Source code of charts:
* START *

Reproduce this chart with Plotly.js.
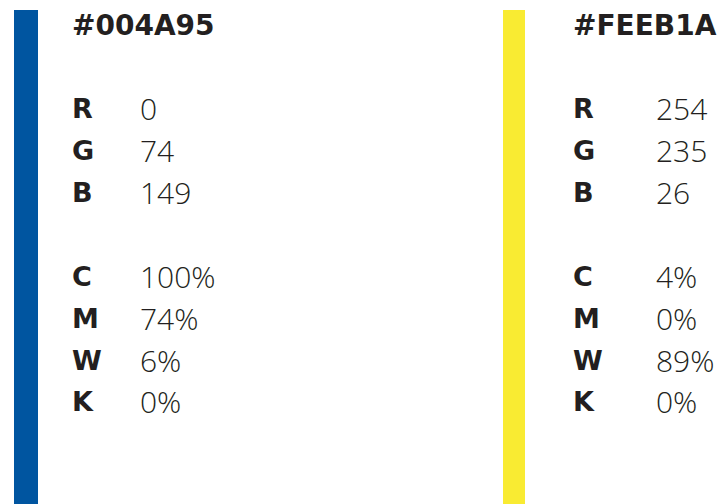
<!DOCTYPE html>
<html>
<head>
<meta charset="utf-8">
<script src="https://cdn.plot.ly/plotly-3.0.1.min.js"></script>
<style>html,body{margin:0;padding:0;background:#fff;}#chart{width:727px;height:504px;}</style>
</head>
<body>
<div id="chart"></div>
<script>
// Data
const hexCodes = ['#004A95', '#FEEB1A'];
const swatchColors = ['#0055A0', '#F9EB32'];
const channels = ['R', 'G', 'B', 'C', 'M', 'W', 'K'];
const blueValues = ['0', '74', '149', '100%', '74%', '6%', '0%'];
const yellowValues = ['254', '235', '26', '4%', '0%', '89%', '0%'];
const columnValues = [blueValues, yellowValues];

// Layout constants
const barX = [[14, 38], [503, 525]];
const labelX = [70, 571];
const valueX = [138, 654];
const titleY = 25;
const rowY = [108, 150, 192, 276, 318, 360, 401];
const textColor = '#231f20';

const shapes = [];
const annotations = [];
hexCodes.forEach((hex, i) => {
  shapes.push({type: 'rect', xref: 'x', yref: 'y', x0: barX[i][0], x1: barX[i][1], y0: 10, y1: 504,
    fillcolor: swatchColors[i], line: {width: 0}, layer: 'below'});
  annotations.push({x: labelX[i], y: titleY, xref: 'x', yref: 'y', text: '<b>' + hex + '</b>', showarrow: false,
    xanchor: 'left', yanchor: 'middle', font: {family: 'DejaVu Sans', size: 28, color: textColor}});
  channels.forEach((ch, j) => {
    annotations.push({x: labelX[i], y: rowY[j], xref: 'x', yref: 'y', text: '<b>' + ch + '</b>', showarrow: false,
      xanchor: 'left', yanchor: 'middle', font: {family: 'DejaVu Sans', size: 27, color: textColor}});
    annotations.push({x: valueX[i], y: rowY[j], xref: 'x', yref: 'y', text: columnValues[i][j], showarrow: false,
      xanchor: 'left', yanchor: 'middle', font: {family: 'Open Sans', size: 30, weight: 300, color: textColor}});
  });
});

const layout = {
  width: 727, height: 504,
  margin: {l: 0, r: 0, t: 0, b: 0},
  paper_bgcolor: '#ffffff', plot_bgcolor: '#ffffff',
  xaxis: {range: [0, 727], visible: false, fixedrange: true},
  yaxis: {range: [504, 0], visible: false, fixedrange: true},
  showlegend: false,
  shapes: shapes,
  annotations: annotations
};
Plotly.newPlot('chart', [], layout, {displayModeBar: false, staticPlot: true});
</script>
</body>
</html>
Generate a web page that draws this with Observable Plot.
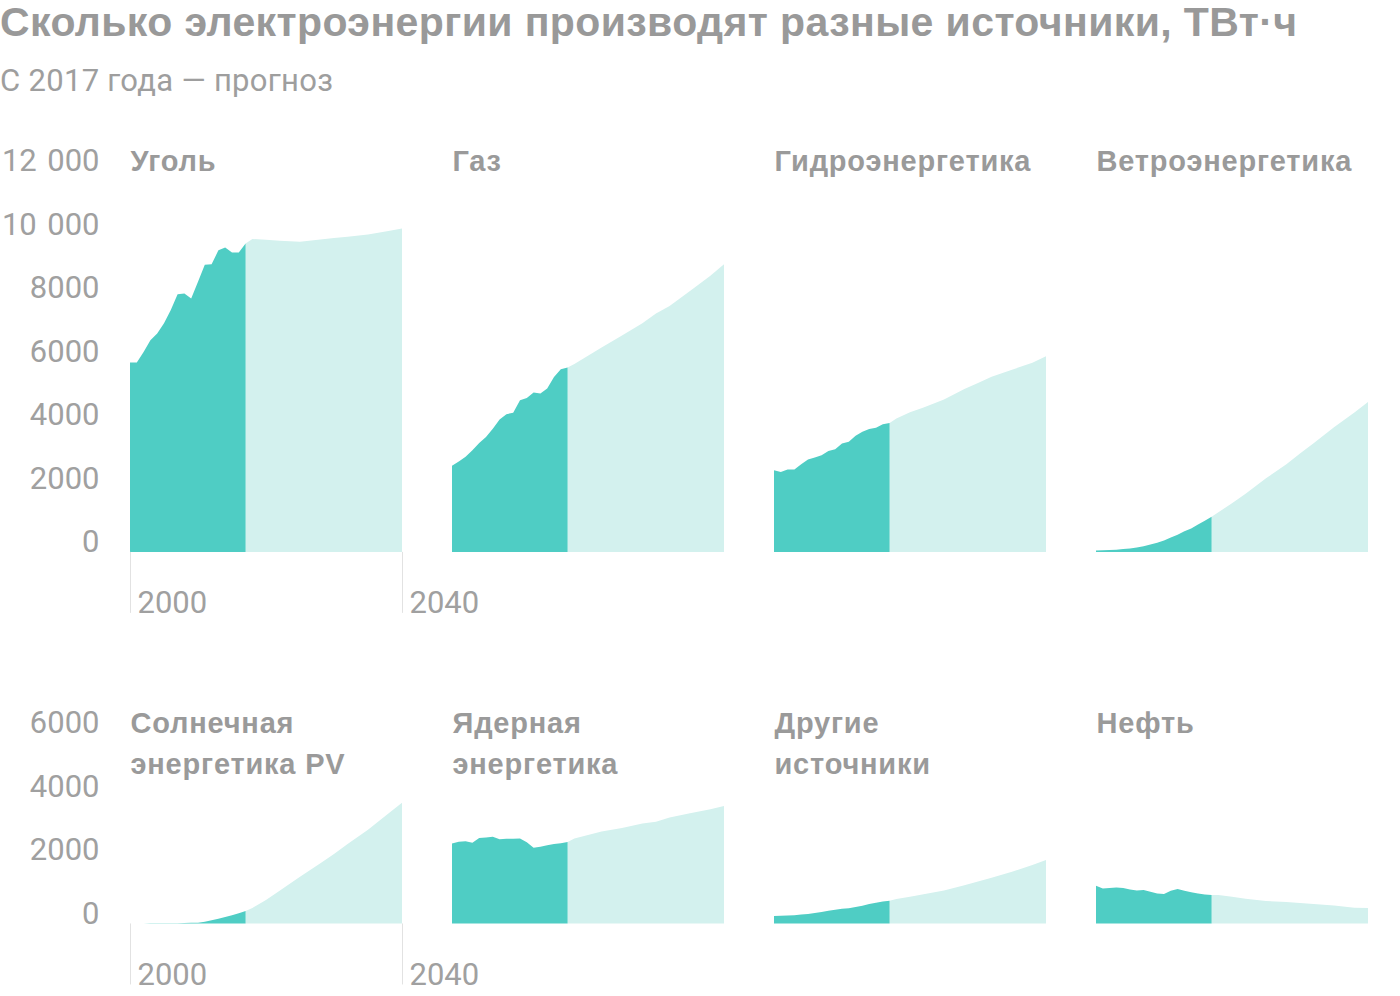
<!DOCTYPE html>
<html>
<head>
<meta charset="utf-8">
<script src="https://cdn.jsdelivr.net/npm/d3@7"></script>
<script src="https://cdn.jsdelivr.net/npm/@observablehq/plot@0.6"></script>
<style>
  html, body { margin: 0; padding: 0; background: #fff; }
  #wrap { position: relative; width: 1400px; height: 996px; overflow: hidden; font-family: Roboto, "Noto Sans", sans-serif; }
  #title { position: absolute; left: 0; top: 2px; font-family: "Liberation Sans", Arial, sans-serif; font-size: 41px; line-height: 41px; letter-spacing: 0.4px; font-weight: 700; color: #999; white-space: nowrap; }
  #subtitle { position: absolute; left: 0; top: 65px; font-size: 31px; line-height: 31px; letter-spacing: 0.3px; font-weight: 400; color: #9e9e9e; white-space: nowrap; }
  .panel { position: absolute; }
  .panel g[font-family*="Liberation"] { letter-spacing: 0.8px; }
</style>
</head>
<body>
<div id="wrap">
  <div id="title">Сколько электроэнергии производят разные источники, ТВт·ч</div>
  <div id="subtitle">С 2017 года — прогноз</div>
</div>
<script>
// ---- data (TWh) ----
const histYears = [2000,2001,2002,2003,2004,2005,2006,2007,2008,2009,2010,2011,2012,2013,2014,2015,2016,2017];
const forecastYears = [2017,2018,2020,2022,2025,2028,2030,2032,2035,2038,2040];

const sourceNames = ["Уголь", "Газ", "Гидроэнергетика", "Ветроэнергетика",
                     "Солнечная\nэнергетика PV", "Ядерная\nэнергетика", "Другие\nисточники", "Нефть"];

const coalHist  = [5970,5970,6300,6670,6880,7200,7620,8120,8140,7980,8510,9050,9060,9500,9590,9430,9430,9716];
const coalFc    = [9716,9860,9830,9800,9770,9840,9890,9930,10000,10110,10190];
const gasHist   = [2710,2850,3000,3200,3430,3620,3880,4170,4340,4380,4780,4850,5020,4990,5150,5510,5750,5810];
const gasFc     = [5810,5920,6180,6440,6820,7200,7510,7750,8220,8700,9060];
const hydroHist = [2574,2520,2596,2596,2763,2911,2974,3047,3182,3236,3415,3466,3655,3781,3875,3907,4023,4064];
const hydroFc   = [4064,4200,4400,4550,4800,5130,5320,5520,5740,5960,6166];
const windHist  = [40,50,60,70,90,110,140,180,230,290,360,450,540,650,740,860,980,1110];
const windFc    = [1110,1250,1530,1830,2320,2760,3100,3420,3930,4390,4720];
const solarHist = [1,2,2,3,4,5,6,8,12,18,25,55,100,150,205,255,320,390];
const solarFc   = [390,490,740,1030,1470,1900,2190,2500,2950,3460,3800];
const nuclearHist = [2520,2570,2590,2541,2690,2710,2730,2650,2670,2670,2680,2560,2384,2420,2460,2500,2530,2563];
const nuclearFc   = [2563,2680,2790,2900,3010,3150,3200,3340,3470,3600,3697];
const otherHist = [231,240,250,260,280,300,330,360,400,430,460,475,520,560,610,650,690,714];
const otherFc   = [714,770,840,920,1040,1200,1320,1440,1630,1840,1996];
const oilHist   = [1187,1103,1120,1134,1120,1070,1035,1050,998,940,924,1029,1082,1030,980,945,915,893];
const oilFc     = [893,893,840,780,705,672,640,615,565,498,483];

const histSeries = [coalHist, gasHist, hydroHist, windHist, solarHist, nuclearHist, otherHist, oilHist];
const fcSeries   = [coalFc, gasFc, hydroFc, windFc, solarFc, nuclearFc, otherFc, oilFc];

const rowMax = [12000, 6000];
const rowTicks = [[0,2000,4000,6000,8000,10000,12000], [0,2000,4000,6000]];
const xTicks = [2000, 2040];

// ---- layout ----
const pxPerUnit = 0.03174;
const frameTops = [170.8, 732.8];
const panelW = 272, step = 322, firstLeft = 130;
const mTop = 60, mBottom = 70;

const HIST = "#4fcdc4", FC = "#d3f1ee", TXT = "#9a9a9a", TICK = "#a0a0a0";
const fmt = v => v >= 10000 ? d3.format(",")(v).replace(",", "\u2004") : String(v);

const wrap = document.getElementById("wrap");
sourceNames.forEach((name, i) => {
  const row = Math.floor(i / 4), col = i % 4;
  const frameH = rowMax[row] * pxPerUnit;
  const mLeft = col === 0 ? firstLeft : 0;
  const hist = histYears.map((year, j) => ({year, value: histSeries[i][j]}));
  const fc = forecastYears.map((year, j) => ({year, value: fcSeries[i][j]}));
  const marks = [
    Plot.areaY(fc, {x: "year", y: "value", fill: FC}),
    Plot.areaY(hist, {x: "year", y: "value", fill: HIST}),
    Plot.text([name], {text: d => d, frameAnchor: "top-left", textAnchor: "start", lineAnchor: "top",
      lineHeight: 1.4, dy: -0.71 * 1.4 * 29, fontSize: 29, fontWeight: "bold", fill: TXT,
      fontFamily: "'Liberation Sans', Arial, sans-serif"})
  ];
  if (col === 0) {
    marks.push(Plot.axisY(rowTicks[row], {tickSize: 0, tickPadding: 31, lineAnchor: "bottom",
      fontSize: 31, fill: TICK, tickFormat: fmt, label: null}));
    // tick lines below the frame
    marks.push(Plot.axisX(xTicks, {tickSize: 61, tickPadding: 0, tickFormat: () => "",
      stroke: "#e2e2e2", label: null}));
    // tick labels, left-aligned just right of the tick lines
    marks.push(Plot.axisX(xTicks, {tickSize: 0, tickPadding: 61, textAnchor: "start", dx: 7,
      lineAnchor: "bottom", fontSize: 31, fill: TICK, tickFormat: d => String(d), label: null}));
  }
  const chart = Plot.plot({
    width: mLeft + panelW,
    height: mTop + frameH + mBottom,
    marginLeft: mLeft, marginRight: 0, marginTop: mTop, marginBottom: mBottom,
    style: {background: "transparent", overflow: "visible", fontFamily: "Roboto, 'Noto Sans', sans-serif", fontSize: "31px"},
    x: {domain: [2000, 2040], axis: null, label: null},
    y: {domain: [0, rowMax[row]], axis: null, label: null},
    marks
  });
  chart.classList.add("panel");
  chart.style.left = (col === 0 ? 0 : firstLeft + step * col) + "px";
  chart.style.top = (frameTops[row] - mTop) + "px";
  wrap.appendChild(chart);
});
</script>
</body>
</html>
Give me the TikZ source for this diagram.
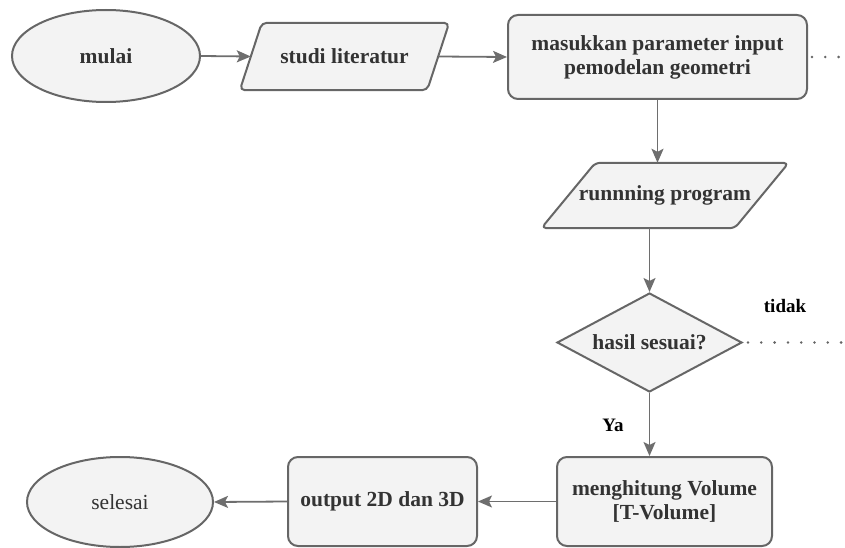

* END *

Aim of the exercise: Begin at the first line of the records and please reproduce every line exactly through the one containing "const textColor = '#231f20';", leaving all pictures out.

Output:
Reproduce this chart with Plotly.js.
<!DOCTYPE html>
<html>
<head>
<meta charset="utf-8">
<script src="https://cdn.plot.ly/plotly-3.0.1.min.js"></script>
<style>html,body{margin:0;padding:0;background:#fff;}#chart{width:727px;height:504px;}</style>
</head>
<body>
<div id="chart"></div>
<script>
// Data
const hexCodes = ['#004A95', '#FEEB1A'];
const swatchColors = ['#0055A0', '#F9EB32'];
const channels = ['R', 'G', 'B', 'C', 'M', 'W', 'K'];
const blueValues = ['0', '74', '149', '100%', '74%', '6%', '0%'];
const yellowValues = ['254', '235', '26', '4%', '0%', '89%', '0%'];
const columnValues = [blueValues, yellowValues];

// Layout constants
const barX = [[14, 38], [503, 525]];
const labelX = [70, 571];
const valueX = [138, 654];
const titleY = 25;
const rowY = [108, 150, 192, 276, 318, 360, 401];
const textColor = '#231f20';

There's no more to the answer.